Sometimes young people will even arm themselves with verses to support their claim. And in today’s world, they can Google it and find someone who argues premarital sex for engaged couples. The logic usually sounds something like this:
In Bible times, the betrothal period was very much like our engagement, and as we know from Deuteronomy 20:7, it’s okay to sleep with our fiancé during this period. We’ve both been pure so far, so now that we’ve found that special someone and have committed to each other in this engagement, isn’t it okay to go ahead and share that intimate bond? After all, it’s for two people who want to spend the rest of their lives together, right? And we are exactly that! Who says we need to wait for a piece of paper when it’s really God who joins us together?

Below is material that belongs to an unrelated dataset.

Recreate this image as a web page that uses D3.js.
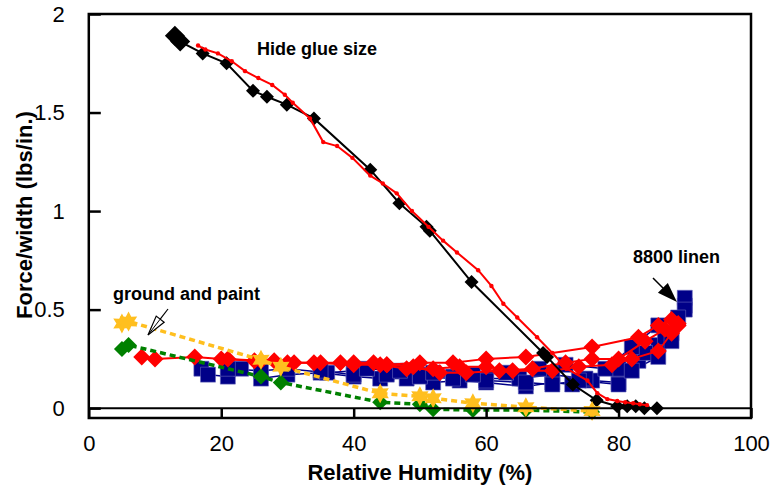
<!DOCTYPE html>
<html><head><meta charset="utf-8">
<script src="https://cdn.jsdelivr.net/npm/d3@7"></script>
<style>
html,body{margin:0;padding:0;background:#fff;}
svg text{font-family:"Liberation Sans",Arial,Helvetica,sans-serif;}
</style></head>
<body>
<svg id="chart" width="770" height="486"></svg>
<script>
// ---- Data ----
const xTicks = [0, 20, 40, 60, 80, 100];
const yTicks = [0, 0.5, 1, 1.5, 2];

// Hide glue size (black diamonds)
const hideGlueBlack = [[13.0,1.89],[13.8,1.86],[17.2,1.80],[20.8,1.75],[24.8,1.61],[26.9,1.58],[29.9,1.54],[34.0,1.47],[42.5,1.21],[46.9,1.04],[51.0,0.92],[51.5,0.90],[57.8,0.64],[68.6,0.28],[69.2,0.26],[73.1,0.12],[76.7,0.04],[79.8,0.01],[81.3,0.01],[82.6,0.01],[83.9,0.0],[85.8,0.0]];
// Hide glue size (red curve with small dots)
const hideGlueRed = [[16.5,1.84],[17.6,1.82],[19.5,1.80],[21.6,1.76],[23.6,1.71],[25.6,1.675],[27.7,1.64],[29.6,1.59],[30.8,1.55],[33.4,1.47],[35.4,1.35],[37.5,1.33],[39.8,1.27],[42.5,1.18],[44.4,1.14],[46.5,1.09],[48.8,1.00],[51.3,0.92],[53.5,0.85],[55.6,0.79],[58.8,0.70],[60.8,0.62],[62.6,0.53],[64.7,0.46],[67.7,0.36],[70.0,0.28],[72.2,0.20],[75.3,0.14],[76.8,0.076],[78.3,0.046],[79.8,0.036],[81.0,0.03],[82.2,0.025],[83.2,0.02],[84.3,0.015]];

// 8800 linen, blue squares (several runs)
const linenBlue1 = [[17,0.20],[18,0.17],[21,0.16],[23,0.20],[26,0.15],[30,0.17],[35,0.18],[40,0.16],[44,0.15],[48,0.15],[52,0.13],[56,0.14],[60,0.13],[66,0.11],[70,0.13],[73,0.12],[76,0.14],[80,0.13],[83,0.24],[86,0.32],[88,0.38],[90,0.52]];
const linenBlue2 = [[21,0.20],[26,0.19],[30,0.20],[36,0.18],[40,0.19],[45,0.18],[50,0.17],[55,0.16],[60,0.15],[65,0.15],[70,0.17],[75,0.15],[80,0.20],[84,0.28],[87,0.36],[90,0.56]];
const linenBlue3 = [[35,0.19],[40,0.17],[45,0.17],[50,0.16],[55,0.15],[60,0.14],[66,0.13],[70,0.12],[74,0.14],[80,0.12],[82,0.19],[86,0.26],[88,0.34],[90,0.50]];
const linenBlue4 = [[42,0.20],[47,0.19],[52,0.18],[58,0.17],[63,0.18],[68,0.20],[72,0.22],[78,0.20],[82,0.31],[86,0.42],[89,0.46]];

// 8800 linen, red diamonds (several runs)
const linenRed1 = [[8,0.26],[10,0.25],[16,0.26],[20,0.25],[25,0.24],[28,0.24],[31,0.23],[35,0.23],[38,0.23],[43,0.23],[45,0.22],[50,0.23],[55,0.23],[60,0.25],[66,0.26],[76,0.31],[83,0.36],[86,0.42],[88,0.45]];
const linenRed2 = [[21,0.25],[26,0.24],[30,0.23],[34,0.23],[40,0.22],[44,0.22],[48,0.20],[52,0.20],[56,0.21],[60,0.21],[64,0.19],[70,0.19],[74,0.21],[79,0.22],[82,0.25],[86,0.29],[88,0.38],[89,0.42]];
const linenRed3 = [[40,0.23],[45,0.22],[49,0.21],[53,0.18],[57,0.18],[62,0.19],[67,0.20],[72,0.23],[76,0.25],[80,0.25],[84,0.34],[87,0.40],[89,0.43]];

// Ground and paint
const groundYellow = [[5,0.43],[6,0.44],[26,0.245],[29,0.21],[44,0.075],[50,0.06],[52,0.05],[58,0.025],[66,0.005],[76,-0.015]];
const groundGreen = [[5,0.30],[6,0.32],[26,0.16],[29,0.13],[44,0.03],[50,0.02],[52,-0.005],[58,-0.01],[66,-0.01],[76,-0.02]];

// ---- Chart ----
const svg = d3.select("#chart");
const x = d3.scaleLinear().domain([0,100]).range([88.8,751]);
const y = d3.scaleLinear().domain([-0.05,2]).range([418,14]);
const line = d3.line().x(d=>x(d[0])).y(d=>y(d[1]));

const diamond = r => `M0,${-r}L${r},0L0,${r}L${-r},0Z`;
const square = s => `M${-s/2},${-s/2}h${s}v${s}h${-s}Z`;
function star(R, r){
  let p = [];
  for(let i=0;i<12;i++){
    const a = -Math.PI/2 + i*Math.PI/6;
    const rad = i%2===0 ? R : r;
    p.push([rad*Math.cos(a), rad*Math.sin(a)]);
  }
  return "M" + p.map(d=>d[0].toFixed(2)+","+d[1].toFixed(2)).join("L") + "Z";
}

const plot = svg.append("g");

// blue linen
[linenBlue1, linenBlue2, linenBlue3, linenBlue4].forEach(s=>{
  plot.append("path").attr("d", line(s)).attr("fill","none").attr("stroke","#000088").attr("stroke-width",1.5);
});
[linenBlue1, linenBlue2, linenBlue3, linenBlue4].forEach(s=>{
  plot.selectAll(null).data(s).enter().append("path")
    .attr("transform", d=>`translate(${x(d[0])},${y(d[1])})`)
    .attr("d", square(15)).attr("fill","#000088").attr("stroke","#6666bb").attr("stroke-width",0.6);
});
// red linen
[linenRed1, linenRed2, linenRed3].forEach(s=>{
  plot.append("path").attr("d", line(s)).attr("fill","none").attr("stroke","#ff0000").attr("stroke-width",2);
});
[linenRed1, linenRed2, linenRed3].forEach(s=>{
  plot.selectAll(null).data(s).enter().append("path")
    .attr("transform", d=>`translate(${x(d[0])},${y(d[1])})`)
    .attr("d", diamond(8.5)).attr("fill","#ff0000");
});

// hide glue black
plot.append("path").attr("d", line(hideGlueBlack)).attr("fill","none").attr("stroke","#000").attr("stroke-width",2);
plot.selectAll(null).data(hideGlueBlack).enter().append("path")
  .attr("transform", d=>`translate(${x(d[0])},${y(d[1])})`)
  .attr("d", (d,i)=> i<2 ? diamond(10) : diamond(7)).attr("fill","#000");
// hide glue red
plot.append("path").attr("d", line(hideGlueRed)).attr("fill","none").attr("stroke","#ff0000").attr("stroke-width",2);
plot.selectAll(null).data(hideGlueRed).enter().append("circle")
  .attr("cx", d=>x(d[0])).attr("cy", d=>y(d[1])).attr("r",2.2).attr("fill","#ff0000");

// ground and paint green
plot.append("path").attr("d", line(groundGreen)).attr("fill","none").attr("stroke","#008000").attr("stroke-width",3.5).attr("stroke-dasharray","6,4");
plot.selectAll(null).data(groundGreen).enter().append("path")
  .attr("transform", d=>`translate(${x(d[0])},${y(d[1])})`)
  .attr("d", diamond(8)).attr("fill","#008000");
// ground and paint yellow
plot.append("path").attr("d", line(groundYellow)).attr("fill","none").attr("stroke","#ffbf1f").attr("stroke-width",3.5).attr("stroke-dasharray","6,4");
plot.selectAll(null).data(groundYellow).enter().append("path")
  .attr("transform", d=>`translate(${x(d[0])},${y(d[1])})`)
  .attr("d", star(10,5.5)).attr("fill","#ffbf1f");

// ---- Frame & axes ----
svg.append("line").attr("x1",x(0)).attr("x2",x(100)).attr("y1",y(0)).attr("y2",y(0)).attr("stroke","#000").attr("stroke-width",2);
svg.append("rect").attr("x",x(0)).attr("y",y(2)).attr("width",x(100)-x(0)).attr("height",y(-0.05)-y(2))
  .attr("fill","none").attr("stroke","#000").attr("stroke-width",2.5);

const xAxis = d3.axisBottom(x).tickValues(xTicks).tickSizeInner(-10).tickSizeOuter(0).tickPadding(17).tickFormat(d=>String(d));
const gx = svg.append("g").attr("transform",`translate(0,${y(-0.05)})`).call(xAxis);
gx.select(".domain").remove();
gx.selectAll(".tick line").attr("stroke-width",2.5);
gx.selectAll("text").attr("font-size",22).attr("fill","#000");

const yAxis = d3.axisLeft(y).tickValues(yTicks).tickSizeInner(-12).tickSizeOuter(0).tickPadding(24).tickFormat(d=>String(d));
const gy = svg.append("g").attr("transform",`translate(${x(0)},0)`).call(yAxis);
gy.select(".domain").remove();
gy.selectAll(".tick line").attr("stroke-width",2.5);
gy.selectAll("text").attr("font-size",22).attr("fill","#000");

// axis titles
svg.append("text").attr("x",(x(0)+x(100))/2).attr("y",480).attr("text-anchor","middle")
  .attr("font-size",22).attr("font-weight","bold").text("Relative Humidity (%)");
svg.append("text").attr("transform","translate(32,215) rotate(-90)").attr("text-anchor","middle")
  .attr("font-size",22).attr("font-weight","bold").text("Force/width (lbs/in.)");

// annotations
svg.append("text").attr("x",257).attr("y",55).attr("font-size",18).attr("font-weight","bold").text("Hide glue size");
svg.append("text").attr("x",633).attr("y",263).attr("font-size",18).attr("font-weight","bold").text("8800 linen");
svg.append("text").attr("x",113).attr("y",300).attr("font-size",18).attr("font-weight","bold").text("ground and paint");

// arrow: 8800 linen (filled)
svg.append("line").attr("x1",653).attr("y1",278).attr("x2",665).attr("y2",290).attr("stroke","#000").attr("stroke-width",1.5);
(function(){
  const tip=[677,302], ang=Math.atan2(302-278,677-653), L=20, W=7;
  const bx=tip[0]-L*Math.cos(ang), by=tip[1]-L*Math.sin(ang);
  const px=-Math.sin(ang)*W, py=Math.cos(ang)*W;
  svg.append("path").attr("d",`M${tip[0]},${tip[1]}L${bx+px},${by+py}L${bx-px},${by-py}Z`).attr("fill","#000");
})();
// arrow: ground and paint (hollow)
(function(){
  const from=[168,309], tip=[148,335];
  const ang=Math.atan2(tip[1]-from[1], tip[0]-from[0]), L=20, W=5;
  const bx=tip[0]-L*Math.cos(ang), by=tip[1]-L*Math.sin(ang);
  const px=-Math.sin(ang)*W, py=Math.cos(ang)*W;
  svg.append("line").attr("x1",from[0]).attr("y1",from[1]).attr("x2",bx).attr("y2",by).attr("stroke","#000").attr("stroke-width",1.2);
  svg.append("path").attr("d",`M${tip[0]},${tip[1]}L${bx+px},${by+py}L${bx-px},${by-py}Z`).attr("fill","#fff").attr("stroke","#000").attr("stroke-width",1.2);
  svg.append("line").attr("x1",tip[0]).attr("y1",tip[1]).attr("x2",bx).attr("y2",by).attr("stroke","#000").attr("stroke-width",1);
})();
</script>
</body></html>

Yeah . . . I’ve heard all of that, including the very poor interpretation of Deuteronomy 20:7.
First, let’s be clear. God’s plan for marriage is unmistakable in the Bible. Reread chapter 4 of this book. It’s all laid out. Husband and wife. Not fiancés.
Second, the betrothal period was way more serious than an engagement. It’s hardly a comparison. It was a very serious commitment, so much so that you actually had to divorce to get out of it. You might recall the example of Mary and Joseph. Joseph was “pledged to be married” to Mary (Matthew 1:18 NIV), but then she got pregnant: “Because Joseph her husband was faithful to the law, and yet did not want to expose her to public disgrace, he had in mind to divorce her quietly” (Matthew 1:19 NIV).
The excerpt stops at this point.